十字街口还常有老太太在卖青菜,待你走近便会问:两块钱一把,要不要?才离地,好着呢。品种不多,韭菜,小白菜,菠菜,大致就是这些,偶尔会改点儿样,多出些嫩玉米,5块钱3穗。或者是离核大桃子,10块钱3斤。有时候也会有卖花的,茉莉,文竹,白掌,绿萝等,比菜稍微贵一些,都是些好搬好运好养的。我有时买,有时不买。更多的时候不买,只是停留片刻,闲话几句就好。
去房山次数多了,就觉得这里并不远。东城西城是北京,这里又何尝不是北京呢?
朋友聚会也是小日子的重要内容。有大聚会,是海吃海喝脑满肠肥的狂欢。也有单个儿的约见,比如盛夏时节,去一个闺蜜家里吃饭,吃什么菜不重要,重要的是调料——和她每次见面的基本内容就是一起毒舌,当然最主要的是嘲笑对方和鄙视自己。她说,昨天很想给我发个微信,因为很想要去看一个歌舞剧,一看票价是500多一张,顿时就舍不得了。她恨着自己小家子气,又实在舍不得花钱,同时还那么想看剧,纠结了好一阵子。她问我,要是你,你舍得吗?我说那还用说吗?当然不舍得啦。两个人就傻子般哈哈大笑起来。
就是这样,和她会说很多悄悄话。

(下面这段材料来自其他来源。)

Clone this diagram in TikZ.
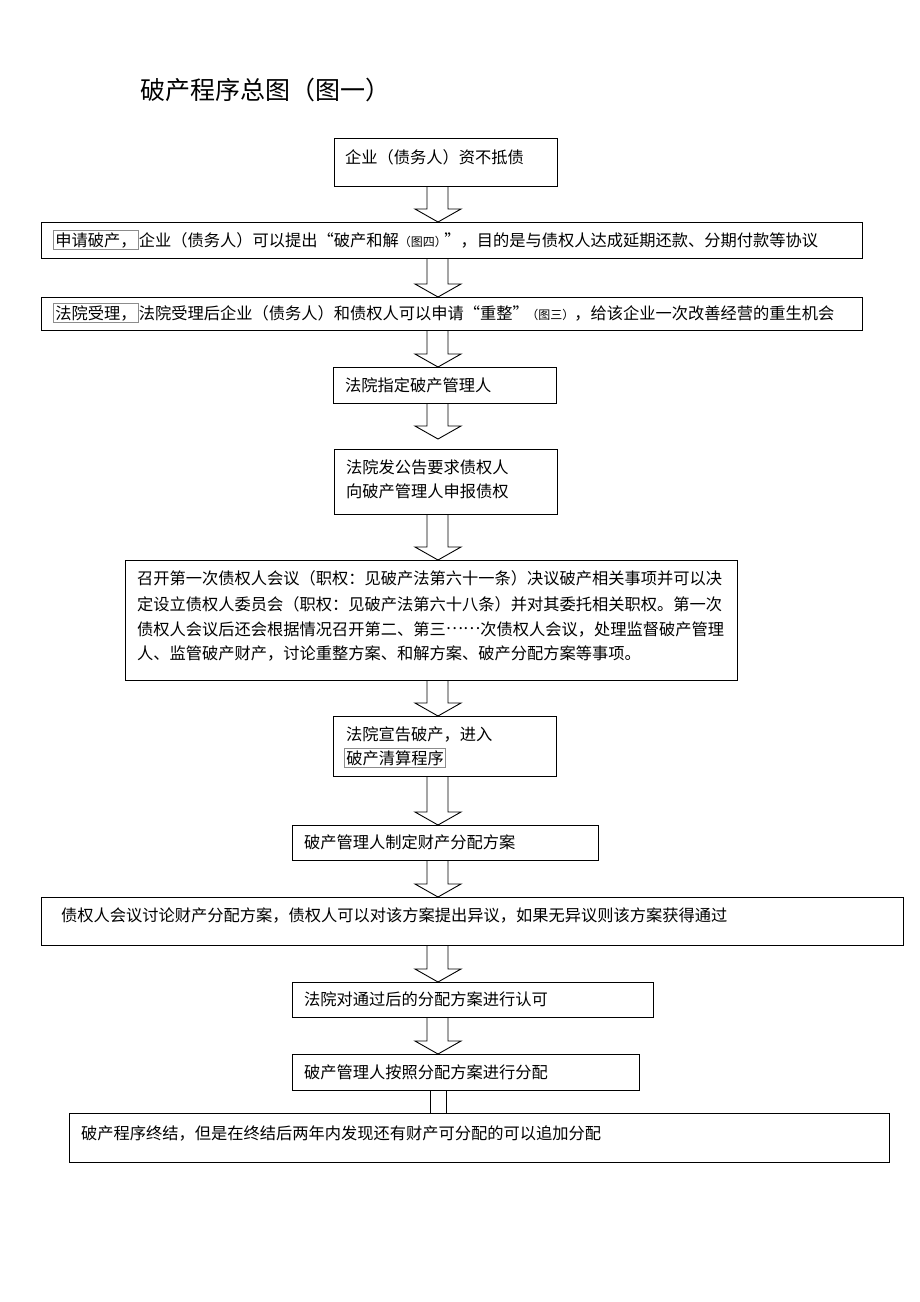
\documentclass[tikz,border=0pt]{standalone}
\usepackage{fontspec}
\setmainfont{Noto Sans CJK SC}
\usetikzlibrary{calc}
\newcommand\gbox[1]{{\setlength\fboxsep{1.5pt}\setlength\fboxrule{0.7pt}\fcolorbox{black!45}{white}{#1}}}
\newcommand\smalltxt[1]{{\fontsize{12}{12}\selectfont #1}}
\newcommand\fw[1]{{\addfontfeature{RawFeature=+fwid}#1}}
\newcommand\midell{\raisebox{0.32em}{……}}
\tikzset{
  box/.style={draw=black, line width=1pt, fill=none, inner sep=0pt, anchor=north west},
  txt/.style={anchor=base west, inner sep=0pt, font=\fontsize{16.25}{16.25}\selectfont},
  arr/.style={draw=black, line width=0.9pt, line join=miter},
}
% block arrow: #1 gap above target, #2 from, #3 to
\newcommand\barrow[3][0]{%
  \draw[arr] let \p1=(#2.south), \p2=(#3.north) in
    (427pt,\y1) -- (427pt,{\y2+#1pt+13pt}) -- (415pt,{\y2+#1pt+13pt}) -- (438pt,{\y2+#1pt})
    -- (461pt,{\y2+#1pt+13pt}) -- (448pt,{\y2+#1pt+13pt}) -- (448pt,\y1);}
\begin{document}
\begin{tikzpicture}[x=1pt,y=-1pt]
\useasboundingbox[fill=white] (0,0) rectangle (920,1302);
% title
\node[anchor=base west, inner sep=0pt, font=\fontsize{25}{25}\selectfont] (title) at (140,99) {破产程序总图（图一）};
% boxes
\node[box, minimum width=223pt, minimum height=48pt] (b1) at (334,138) {};
\node[box, minimum width=821pt, minimum height=36pt] (b2) at (41,222) {};
\node[box, minimum width=821pt, minimum height=33pt] (b3) at (41,297) {};
\node[box, minimum width=223pt, minimum height=36pt] (b4) at (333,367) {};
\node[box, minimum width=223pt, minimum height=65pt] (b5) at (334,449) {};
\node[box, minimum width=612pt, minimum height=120pt] (b6) at (125,560) {};
\node[box, minimum width=223pt, minimum height=60pt] (b7) at (333,716) {};
\node[box, minimum width=306pt, minimum height=35pt] (b8) at (292,825) {};
\node[box, minimum width=862pt, minimum height=48pt] (b9) at (41,897) {};
\node[box, minimum width=361pt, minimum height=35pt] (b10) at (292,982) {};
\node[box, minimum width=347pt, minimum height=36pt] (b11) at (292,1054) {};
\node[box, minimum width=820pt, minimum height=49pt] (b12) at (69,1113) {};
% texts
\node[txt] (t1) at (345,163) {企业（债务人）资不抵债};
\node[txt] (t2) at (53,246) {\gbox{申请破产，}企业（债务人）可以提出\fw{“}破产和解\smalltxt{（图四）}\hspace{-0.15em}\fw{”}，目的是与债权人达成延期还款、分期付款等协议};
\node[txt] (t3) at (53,319) {\gbox{法院受理，}法院受理后企业（债务人）和债权人可以申请\fw{“}重整\fw{”}\hspace{-0.15em}\smalltxt{（图三）}，给该企业一次改善经营的重生机会};
\node[txt] (t4) at (345,391) {法院指定破产管理人};
\node[txt] (t5a) at (346,473) {法院发公告要求债权人};
\node[txt] (t5b) at (346,497) {向破产管理人申报债权};
\node[txt] (t6a) at (137,584) {召开第一次债权人会议（职权：见破产法第六十一条）决议破产相关事项并可以决};
\node[txt] (t6b) at (137,610) {定设立债权人委员会（职权：见破产法第六十八条）并对其委托相关职权。第一次};
\node[txt] (t6c) at (137,635) {债权人会议后还会根据情况召开第二、第三\midell 次债权人会议，处理监督破产管理};
\node[txt] (t6d) at (137,659) {人、监管破产财产，讨论重整方案、和解方案、破产分配方案等事项。};
\node[txt] (t7a) at (346,740) {法院宣告破产，进入};
\node[txt] (t7b) at (344,764) {\gbox{破产清算程序}};
\node[txt] (t8) at (304,848) {破产管理人制定财产分配方案};
\node[txt] (t9) at (61,921) {债权人会议讨论财产分配方案，债权人可以对该方案提出异议，如果无异议则该方案获得通过};
\node[txt] (t10) at (304,1005) {法院对通过后的分配方案进行认可};
\node[txt] (t11) at (304,1078) {破产管理人按照分配方案进行分配};
\node[txt] (t12) at (81,1139) {破产程序终结，但是在终结后两年内发现还有财产可分配的可以追加分配};
% arrows
\barrow{b1}{b2}
\barrow{b2}{b3}
\barrow{b3}{b4}
\barrow[10]{b4}{b5}
\barrow{b5}{b6}
\barrow{b6}{b7}
\barrow{b7}{b8}
\barrow{b8}{b9}
\barrow{b9}{b10}
\barrow{b10}{b11}
\draw[arr] let \p1=(b11.south), \p2=(b12.north) in (430pt,\y1) -- (430pt,\y2) (446pt,\y1) -- (446pt,\y2);
\end{tikzpicture}
\end{document}
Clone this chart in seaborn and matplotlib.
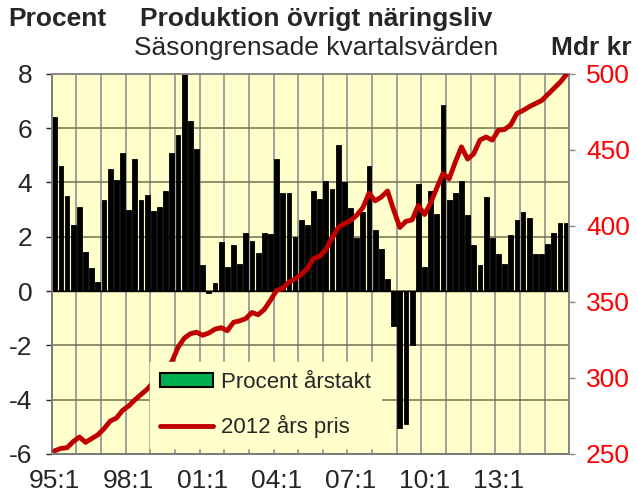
import numpy as np
import pandas as pd
import matplotlib
matplotlib.use("Agg")
import matplotlib.pyplot as plt
import seaborn as sns
from matplotlib.patches import Patch
from matplotlib.lines import Line2D

# Kvartal 1995:1 - 2015:4
years = list(range(1995, 2016))
quarters = [f"{str(y)[2:]}:{q}" for y in years for q in range(1, 5)]

# Procent årstakt (staplar)
procent = [6.4, 4.6, 3.5, 2.45, 3.1, 1.45, 0.85, 0.35, 3.35, 4.5,
           4.1, 5.1, 3.0, 4.85, 3.35, 3.55, 2.95, 3.1, 3.7, 5.1,
           5.75, 8.3, 6.25, 5.25, 0.95, -0.08, 0.3, 1.8, 0.9, 1.7,
           1.0, 2.15, 1.85, 1.4, 2.15, 2.1, 4.85, 3.6, 3.6, 2.0,
           2.6, 2.45, 3.7, 3.4, 4.05, 3.75, 5.4, 4.0, 3.05, 1.95,
           2.9, 4.6, 2.25, 1.55, 0.45, -1.3, -5.05, -4.9, -2.0, 3.95,
           0.9, 3.7, 2.85, 6.85, 3.35, 3.6, 4.05, 2.8, 1.7, 0.95,
           3.45, 1.95, 1.35, 1.0, 2.05, 2.6, 2.9, 2.7, 1.35, 1.35,
           1.75, 2.15, 2.5, 2.5]

# 2012 års pris, mdr kr (linje)
mdr_kr = [252, 253.5, 254, 258, 261, 257.5, 260, 262.5, 266.5, 271.5,
          273.5, 278.5, 281.5, 285.5, 289, 292.5, 297, 301.5, 306, 310.5,
          320, 326, 329, 330, 328, 329.5, 332, 333, 331, 336.5,
          337.5, 339, 343, 341.5, 345, 351, 357.5, 359, 363, 365,
          368, 372, 378.5, 380, 384.5, 392, 399, 401.5, 403.5, 407,
          412, 421.5, 416.5, 419, 423, 410.5, 399, 403, 404, 413.5,
          407.5, 415, 425, 434.5, 431, 442, 452, 444, 447.5, 456.5,
          458.5, 456.5, 463, 463.5, 466.5, 474, 476, 478.5, 480.5, 482.5,
          486.5, 490.5, 494.5, 499.5]

df = pd.DataFrame({"kvartal": quarters, "procent": procent,
                   "mdr": mdr_kr, "pos": np.arange(len(quarters))})

sns.set_style("white")
plt.rcParams["font.family"] = ["Liberation Sans", "DejaVu Sans"]
plt.rcParams["axes.unicode_minus"] = False

bg = "#FFFFCC"
red_line = "#C00000"

fig = plt.figure(figsize=(6.38, 5.01), dpi=100)
ax = fig.add_axes([0.081, 0.0943, 0.8113, 0.758])
ax.set_facecolor(bg)

sns.barplot(data=df, x="kvartal", y="procent", color="black",
            width=0.78, saturation=1, edgecolor="black", linewidth=0.6,
            ax=ax, zorder=3)
ax.axhline(0, color="black", lw=1, zorder=4)

ax.set_xlim(-0.5, len(quarters) - 0.5)
ax.set_ylim(-6, 8)
ax.set_yticks(np.arange(-6, 9, 2))
ax.set_xticks(np.arange(0, len(quarters), 12))
ax.set_xticklabels(quarters[::12])
ax.set_xticks(np.arange(3.5, len(quarters) - 1, 4), minor=True)
ax.grid(False)
ax.grid(axis="x", which="minor", color="#999999", lw=1.3, zorder=1)
ax.grid(axis="y", which="major", color="#707050", lw=1.1, zorder=1)
ax.set_xlabel("")
ax.set_ylabel("")
ax.tick_params(axis="x", which="both", length=0, pad=11, labelsize=19)
ax.tick_params(axis="y", length=4, width=1, pad=10, labelsize=19, direction="out")

for side in ["left", "bottom"]:
    ax.spines[side].set_color("black")
for side in ["top", "right"]:
    ax.spines[side].set_color("#888888")
for s in ax.spines.values():
    s.set_linewidth(1.3)

ax2 = ax.twinx()
sns.lineplot(data=df, x="pos", y="mdr", color=red_line, lw=3.5, ax=ax2,
             zorder=5)
ax2.set_ylim(250, 500)
ax2.set_yticks(np.arange(250, 501, 50))
ax2.set_xlim(-0.5, len(quarters) - 0.5)
ax2.set_ylabel("")
ax2.set_xlabel("")
ax2.tick_params(axis="y", colors="#FF0000", labelsize=19, length=4,
                width=1, pad=8)
ax2.tick_params(axis="y", color="#888888")
for s in ax2.spines.values():
    s.set_linewidth(1.3)
    s.set_color("#888888")

handles = [Patch(facecolor="#00B050", edgecolor="black", lw=1.5,
                 label="Procent årstakt"),
           Line2D([0], [0], color=red_line, lw=3.5, label="2012 års pris")]
leg = ax2.legend(handles=handles, loc="lower left",
                 bbox_to_anchor=(0.19, 0.015), frameon=True, fontsize=16,
                 handlelength=2.4, handleheight=0.6, handletextpad=0.35,
                 labelspacing=1.0, borderpad=0.45, borderaxespad=0,
                 fancybox=False)
leg.get_frame().set_facecolor(bg)
leg.get_frame().set_edgecolor(bg)
leg.get_frame().set_alpha(1)
leg.set_zorder(10)

fig.text(0.013, 0.962, "Procent", fontsize=19, fontweight="bold",
         ha="left", va="center")
fig.text(0.495, 0.962, "Produktion övrigt näringsliv", fontsize=19,
         fontweight="bold", ha="center", va="center")
fig.text(0.496, 0.904, "Säsongrensade kvartalsvärden", fontsize=19,
         ha="center", va="center")
fig.text(0.927, 0.904, "Mdr kr", fontsize=19, fontweight="bold",
         ha="center", va="center")

fig.savefig("out.png", dpi=100)
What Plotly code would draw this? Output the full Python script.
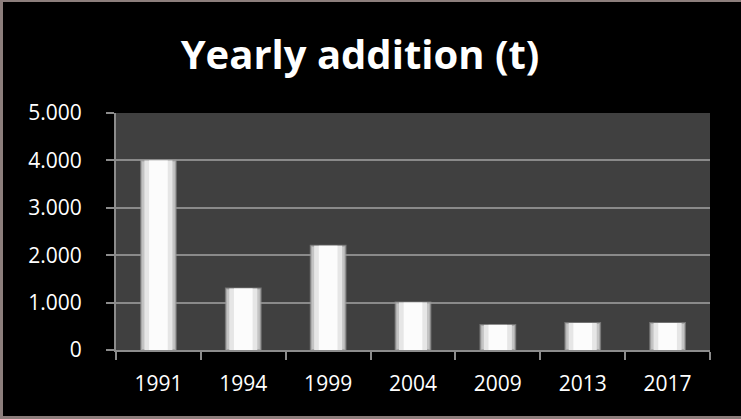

说完了,就格外痛快,像一次彻底的排毒。必须承认,能和你袒露或者能让你袒露内心深处那些丑陋的人,才能称得上是密友。密友的存在,也许就是为了把彼此变得透明,变得单纯,变得幼稚。在他们这里,重要的不是包裹什么,而是剥掉什么。不是炫耀什么,而是卑微什么。不是修饰什么,而是清洗什么。
午饭后告辞,她送我到地铁站。路上继续有一搭没一搭地扯东扯西,扯什么都开心。刚回到家,她的电话就来了,说她那边下雨了,我跑到窗边,看着沉重的天色,说我这边阴得厉害,还没有下。话音没落,玻璃窗上就画出了长长的雨线。就这样,在离得不远的地方,我们各自对着窗外,看着雨,以文艺腔感叹着雨,雨越大,我们越有兴致,就像两个小女孩,或者说老女孩——外壳老、可是内心小的女孩。
网络上有几句诗偶尔听过,不知怎的就记下了:红衣佳人白衣友,朝与同歌暮同酒。世人谓我恋长安,其实只恋长安某。
琢磨起来,觉得挺有意思。“长安”在此可以指代你的任何钟爱之地。“某”呢,则可以指代这个地方你心心念念着的一切。如此说来,北京的“某”对我而言可是太多了。当然,说了归齐,“某”的精髓还是在于人。试问一下:北京,或者这世界上的任何一个地方,对我来说究竟意味着什么?很显然:如果不是因着那些宝贵的朋友和亲人,那地方再美再好,又有什么驻留的意义呢。